> [Code that draws figures]:
-*-*-

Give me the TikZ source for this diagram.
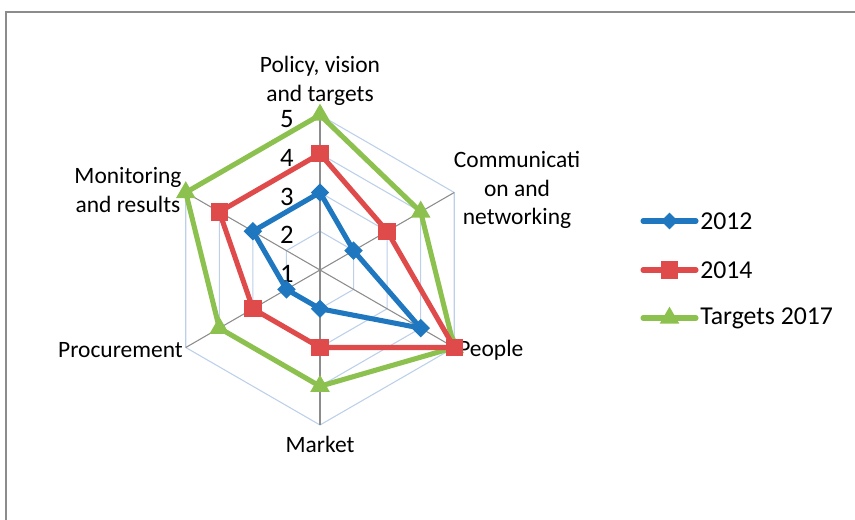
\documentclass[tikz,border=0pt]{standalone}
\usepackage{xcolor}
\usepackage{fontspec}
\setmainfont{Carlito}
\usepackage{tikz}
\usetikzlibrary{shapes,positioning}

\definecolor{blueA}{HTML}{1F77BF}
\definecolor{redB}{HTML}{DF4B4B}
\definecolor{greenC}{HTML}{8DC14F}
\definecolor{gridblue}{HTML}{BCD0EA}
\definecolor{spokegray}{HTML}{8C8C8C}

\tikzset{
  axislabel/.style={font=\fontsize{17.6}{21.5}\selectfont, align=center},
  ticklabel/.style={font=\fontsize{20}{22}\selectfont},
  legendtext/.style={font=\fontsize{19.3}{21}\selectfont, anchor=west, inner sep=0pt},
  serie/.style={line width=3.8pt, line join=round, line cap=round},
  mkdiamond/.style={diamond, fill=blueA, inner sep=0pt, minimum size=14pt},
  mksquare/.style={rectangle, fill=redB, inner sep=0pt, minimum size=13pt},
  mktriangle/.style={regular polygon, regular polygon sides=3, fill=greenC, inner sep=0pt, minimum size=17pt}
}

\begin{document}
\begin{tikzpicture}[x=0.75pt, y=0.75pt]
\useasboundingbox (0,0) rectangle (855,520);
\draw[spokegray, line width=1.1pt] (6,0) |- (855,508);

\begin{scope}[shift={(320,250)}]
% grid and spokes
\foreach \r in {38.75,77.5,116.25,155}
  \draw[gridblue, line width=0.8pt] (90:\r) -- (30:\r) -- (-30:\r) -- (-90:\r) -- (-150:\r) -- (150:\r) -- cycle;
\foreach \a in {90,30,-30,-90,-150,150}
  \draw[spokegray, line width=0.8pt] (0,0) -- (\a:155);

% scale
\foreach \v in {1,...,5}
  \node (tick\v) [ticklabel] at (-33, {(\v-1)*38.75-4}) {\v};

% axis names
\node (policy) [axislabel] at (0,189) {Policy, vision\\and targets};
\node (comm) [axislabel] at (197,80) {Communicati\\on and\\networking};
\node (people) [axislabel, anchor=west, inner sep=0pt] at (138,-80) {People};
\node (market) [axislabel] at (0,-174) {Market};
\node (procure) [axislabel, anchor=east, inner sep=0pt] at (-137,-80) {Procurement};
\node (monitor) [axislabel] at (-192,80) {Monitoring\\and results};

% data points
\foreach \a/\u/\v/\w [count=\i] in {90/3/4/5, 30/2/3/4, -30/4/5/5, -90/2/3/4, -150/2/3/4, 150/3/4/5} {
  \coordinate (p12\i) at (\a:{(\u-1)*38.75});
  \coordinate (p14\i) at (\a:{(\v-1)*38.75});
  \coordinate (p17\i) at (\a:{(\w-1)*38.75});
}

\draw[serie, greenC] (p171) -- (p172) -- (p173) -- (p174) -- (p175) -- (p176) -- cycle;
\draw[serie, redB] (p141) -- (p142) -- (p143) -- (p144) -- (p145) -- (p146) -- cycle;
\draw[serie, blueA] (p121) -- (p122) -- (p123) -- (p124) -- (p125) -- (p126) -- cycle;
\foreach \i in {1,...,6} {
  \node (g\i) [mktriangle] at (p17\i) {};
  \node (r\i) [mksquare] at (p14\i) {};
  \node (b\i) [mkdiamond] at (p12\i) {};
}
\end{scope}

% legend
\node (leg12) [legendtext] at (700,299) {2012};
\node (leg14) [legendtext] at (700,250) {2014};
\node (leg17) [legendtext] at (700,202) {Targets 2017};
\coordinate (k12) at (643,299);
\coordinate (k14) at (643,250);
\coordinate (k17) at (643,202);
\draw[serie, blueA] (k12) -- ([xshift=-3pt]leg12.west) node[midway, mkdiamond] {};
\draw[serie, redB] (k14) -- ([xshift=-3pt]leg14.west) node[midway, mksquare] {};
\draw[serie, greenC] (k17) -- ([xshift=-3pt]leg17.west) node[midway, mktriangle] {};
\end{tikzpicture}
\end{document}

-*-*-

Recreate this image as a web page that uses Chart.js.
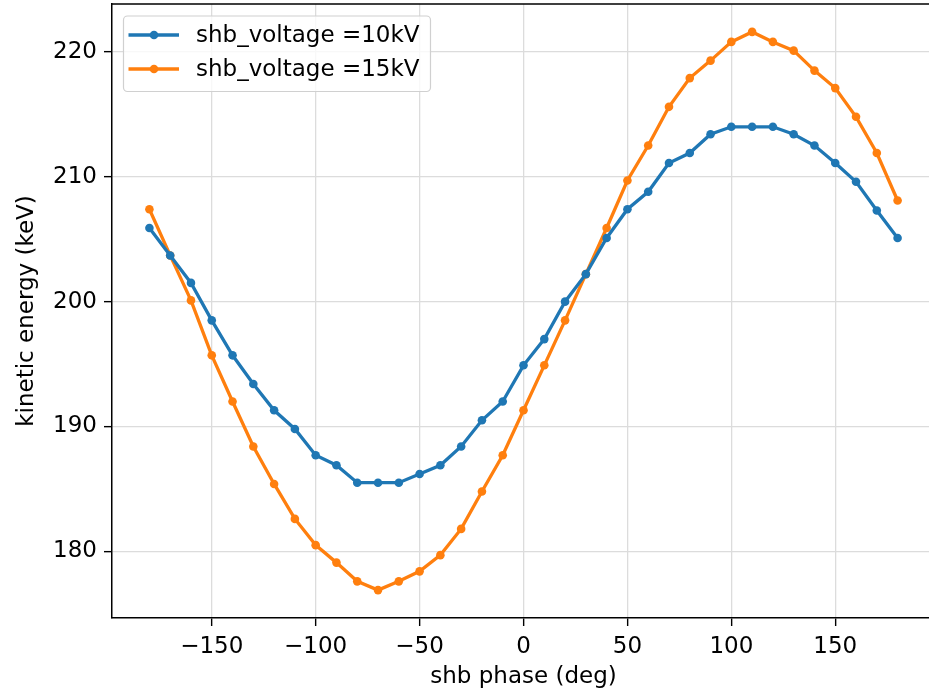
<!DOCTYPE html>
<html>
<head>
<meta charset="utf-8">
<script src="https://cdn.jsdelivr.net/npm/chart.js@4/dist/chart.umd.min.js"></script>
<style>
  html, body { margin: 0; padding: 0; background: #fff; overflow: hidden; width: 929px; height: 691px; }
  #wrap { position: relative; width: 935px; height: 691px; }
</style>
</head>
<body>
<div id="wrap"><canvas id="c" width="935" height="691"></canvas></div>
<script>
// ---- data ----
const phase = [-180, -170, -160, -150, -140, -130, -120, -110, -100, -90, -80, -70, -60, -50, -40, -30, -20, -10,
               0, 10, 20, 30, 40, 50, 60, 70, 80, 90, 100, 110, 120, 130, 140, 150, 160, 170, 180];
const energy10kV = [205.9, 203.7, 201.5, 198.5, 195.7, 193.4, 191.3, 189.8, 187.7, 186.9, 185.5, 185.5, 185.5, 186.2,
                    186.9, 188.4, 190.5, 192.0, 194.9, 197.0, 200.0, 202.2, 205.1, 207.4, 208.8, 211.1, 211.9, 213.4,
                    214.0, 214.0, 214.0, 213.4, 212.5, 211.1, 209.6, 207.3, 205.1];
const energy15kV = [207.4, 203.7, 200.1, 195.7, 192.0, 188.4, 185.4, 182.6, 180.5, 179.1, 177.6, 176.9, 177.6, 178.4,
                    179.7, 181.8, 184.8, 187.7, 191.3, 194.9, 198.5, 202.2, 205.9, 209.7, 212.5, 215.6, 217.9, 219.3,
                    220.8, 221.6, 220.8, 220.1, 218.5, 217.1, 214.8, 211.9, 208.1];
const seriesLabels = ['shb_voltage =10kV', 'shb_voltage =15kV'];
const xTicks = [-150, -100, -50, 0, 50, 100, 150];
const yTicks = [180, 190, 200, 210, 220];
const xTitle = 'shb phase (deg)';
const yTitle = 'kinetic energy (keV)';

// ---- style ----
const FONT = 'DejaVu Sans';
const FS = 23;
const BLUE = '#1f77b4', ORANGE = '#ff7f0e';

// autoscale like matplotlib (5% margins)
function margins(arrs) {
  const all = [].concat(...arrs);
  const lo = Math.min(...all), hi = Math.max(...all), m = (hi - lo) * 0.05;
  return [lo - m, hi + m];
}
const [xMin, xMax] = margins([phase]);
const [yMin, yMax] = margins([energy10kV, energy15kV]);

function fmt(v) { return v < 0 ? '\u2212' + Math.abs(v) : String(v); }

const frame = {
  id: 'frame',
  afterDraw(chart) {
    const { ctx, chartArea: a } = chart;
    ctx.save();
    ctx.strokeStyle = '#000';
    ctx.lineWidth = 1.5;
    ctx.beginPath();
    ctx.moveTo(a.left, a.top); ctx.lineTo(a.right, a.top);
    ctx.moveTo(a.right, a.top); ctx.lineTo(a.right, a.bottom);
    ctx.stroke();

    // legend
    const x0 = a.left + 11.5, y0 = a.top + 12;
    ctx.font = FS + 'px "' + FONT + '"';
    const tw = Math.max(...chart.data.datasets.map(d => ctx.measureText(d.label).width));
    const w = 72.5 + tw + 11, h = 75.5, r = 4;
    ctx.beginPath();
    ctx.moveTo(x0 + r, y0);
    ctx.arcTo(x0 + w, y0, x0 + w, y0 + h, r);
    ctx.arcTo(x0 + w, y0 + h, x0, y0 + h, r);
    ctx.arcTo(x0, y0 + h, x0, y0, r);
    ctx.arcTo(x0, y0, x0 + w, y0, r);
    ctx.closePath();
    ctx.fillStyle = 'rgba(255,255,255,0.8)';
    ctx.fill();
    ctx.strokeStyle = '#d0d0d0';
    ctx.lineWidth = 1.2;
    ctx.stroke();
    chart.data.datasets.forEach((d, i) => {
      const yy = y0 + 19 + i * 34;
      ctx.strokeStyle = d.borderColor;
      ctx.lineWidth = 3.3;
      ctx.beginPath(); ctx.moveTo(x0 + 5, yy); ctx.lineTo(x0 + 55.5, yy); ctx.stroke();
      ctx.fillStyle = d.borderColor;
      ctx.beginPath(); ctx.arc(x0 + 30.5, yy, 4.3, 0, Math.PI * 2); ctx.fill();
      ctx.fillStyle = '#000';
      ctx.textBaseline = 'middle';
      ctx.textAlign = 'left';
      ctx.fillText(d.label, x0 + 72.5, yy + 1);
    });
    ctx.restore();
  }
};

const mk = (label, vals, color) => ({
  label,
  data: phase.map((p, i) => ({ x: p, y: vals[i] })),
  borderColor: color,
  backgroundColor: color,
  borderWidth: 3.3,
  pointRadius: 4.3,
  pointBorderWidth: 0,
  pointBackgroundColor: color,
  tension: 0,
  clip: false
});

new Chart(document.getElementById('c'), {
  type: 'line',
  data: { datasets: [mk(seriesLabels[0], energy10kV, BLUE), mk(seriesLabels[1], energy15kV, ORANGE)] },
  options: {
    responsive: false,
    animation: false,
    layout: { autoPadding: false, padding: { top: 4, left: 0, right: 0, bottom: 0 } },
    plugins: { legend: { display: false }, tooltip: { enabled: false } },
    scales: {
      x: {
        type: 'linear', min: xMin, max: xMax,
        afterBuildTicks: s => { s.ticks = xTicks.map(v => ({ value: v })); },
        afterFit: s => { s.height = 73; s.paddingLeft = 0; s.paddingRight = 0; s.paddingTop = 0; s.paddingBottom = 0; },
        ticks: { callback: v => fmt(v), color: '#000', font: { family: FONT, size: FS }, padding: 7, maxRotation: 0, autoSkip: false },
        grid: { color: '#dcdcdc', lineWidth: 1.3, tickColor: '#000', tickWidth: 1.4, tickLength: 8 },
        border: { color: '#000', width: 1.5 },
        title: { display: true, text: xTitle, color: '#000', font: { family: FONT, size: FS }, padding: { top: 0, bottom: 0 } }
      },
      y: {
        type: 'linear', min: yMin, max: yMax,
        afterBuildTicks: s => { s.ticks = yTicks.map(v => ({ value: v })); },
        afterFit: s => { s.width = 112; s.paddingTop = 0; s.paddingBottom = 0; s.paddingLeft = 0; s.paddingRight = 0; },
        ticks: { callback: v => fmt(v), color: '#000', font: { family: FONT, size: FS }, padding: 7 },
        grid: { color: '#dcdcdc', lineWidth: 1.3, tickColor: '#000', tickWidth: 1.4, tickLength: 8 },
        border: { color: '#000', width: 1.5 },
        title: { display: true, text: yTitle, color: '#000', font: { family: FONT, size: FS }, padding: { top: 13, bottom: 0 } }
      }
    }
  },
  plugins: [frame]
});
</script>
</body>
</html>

-*-*-

> [Your task]: Make an exact copy of the lines from the one containing "Give me the TikZ source for this diagram." to the one containing "(0,0) -- (\a:155);", keeping both and leaving out every picture.

> [Response for this exercise]:
Give me the TikZ source for this diagram.
\documentclass[tikz,border=0pt]{standalone}
\usepackage{xcolor}
\usepackage{fontspec}
\setmainfont{Carlito}
\usepackage{tikz}
\usetikzlibrary{shapes,positioning}

\definecolor{blueA}{HTML}{1F77BF}
\definecolor{redB}{HTML}{DF4B4B}
\definecolor{greenC}{HTML}{8DC14F}
\definecolor{gridblue}{HTML}{BCD0EA}
\definecolor{spokegray}{HTML}{8C8C8C}

\tikzset{
  axislabel/.style={font=\fontsize{17.6}{21.5}\selectfont, align=center},
  ticklabel/.style={font=\fontsize{20}{22}\selectfont},
  legendtext/.style={font=\fontsize{19.3}{21}\selectfont, anchor=west, inner sep=0pt},
  serie/.style={line width=3.8pt, line join=round, line cap=round},
  mkdiamond/.style={diamond, fill=blueA, inner sep=0pt, minimum size=14pt},
  mksquare/.style={rectangle, fill=redB, inner sep=0pt, minimum size=13pt},
  mktriangle/.style={regular polygon, regular polygon sides=3, fill=greenC, inner sep=0pt, minimum size=17pt}
}

\begin{document}
\begin{tikzpicture}[x=0.75pt, y=0.75pt]
\useasboundingbox (0,0) rectangle (855,520);
\draw[spokegray, line width=1.1pt] (6,0) |- (855,508);

\begin{scope}[shift={(320,250)}]
% grid and spokes
\foreach \r in {38.75,77.5,116.25,155}
  \draw[gridblue, line width=0.8pt] (90:\r) -- (30:\r) -- (-30:\r) -- (-90:\r) -- (-150:\r) -- (150:\r) -- cycle;
\foreach \a in {90,30,-30,-90,-150,150}
  \draw[spokegray, line width=0.8pt] (0,0) -- (\a:155);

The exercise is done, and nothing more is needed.